A31M-04:
Responses of the Bering-Chukchi Shelf Circulation at Synoptic and Inter-Annual Time Scales to the Location, Strength, and Direction of North Pacific and Western Arctic Winds
Wednesday, 17 December 2014: 8:45 AM
Seth L Danielson1, Thomas Weingartner1, Katherine Hedstrom1, Knut Aagaard2, Rebecca A Woodgate3, Enrique N Curchitser4 and Phyllis J Stabeno5, (1)University of Alaska Fairbanks, Fairbanks, AK, United States, (2)University of Washington Seattle Campus, Seattle, WA, United States, (3)Univ Washington, Seattle, WA, United States, (4)Rutgers University New Brunswick, Institute of Marine and Coastal Sciences, New Brunswick, NJ, United States, (5)PMEL/NOAA, Bothell, WA, United States
Abstract:
We develop a conceptual model of the closely co-dependent Bering shelf, Bering Strait, and Chukchi shelf circulation fields by evaluating the effects of wind stress over the North Pacific and western Arctic. This conceptual model suggests Bering Strait transport anomalies are primarily set by the longitudinal location of the Aleutian Low, which drives oppositely signed anomalies at synoptic and annual time scales.
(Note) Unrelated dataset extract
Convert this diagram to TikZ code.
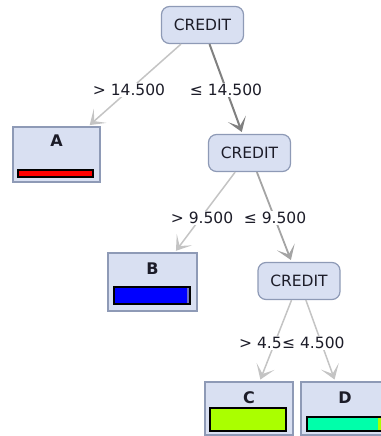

Synoptic time scale variations in shelf currents result from local wind forcing and remotely generated continental shelf waves, whereas annual variations are driven by basin scale adjustments to wind stress that alter the magnitude of the along-strait (meridional) pressure gradient. In particular, we show that storms centered over the Bering Sea excite continental shelf waves on the eastern Bering shelf that carry northward velocity anomalies northward through Bering Strait and along the Chukchi coast. The integrated effect of these storms tends to decrease the northward Bering Strait transport at annual to decadal time scales by imposing cyclonic wind stress curl over the Aleutian Basin and the Western Subarctic Gyre. Ekman suction then increases the water column density through isopycnal uplift, thereby decreasing the dynamic height, sea surface height, and along-strait pressure gradient. Storms displaced eastward over the Gulf of Alaska generate an opposite set of Bering shelf and Aleutian Basin responses. While Ekman pumping controls Canada Basin dynamic heights [
Proshutinsky et al., 2002], we do not find evidence for a strong relation between Beaufort Gyre sea surface height variations and the annually averaged Bering Strait throughflow. Over the western Chukchi and East Siberian seas easterly winds promote coastal divergence, which also increases the along-strait pressure head, as well as generates shelf waves that impinge upon Bering Strait from the northwest.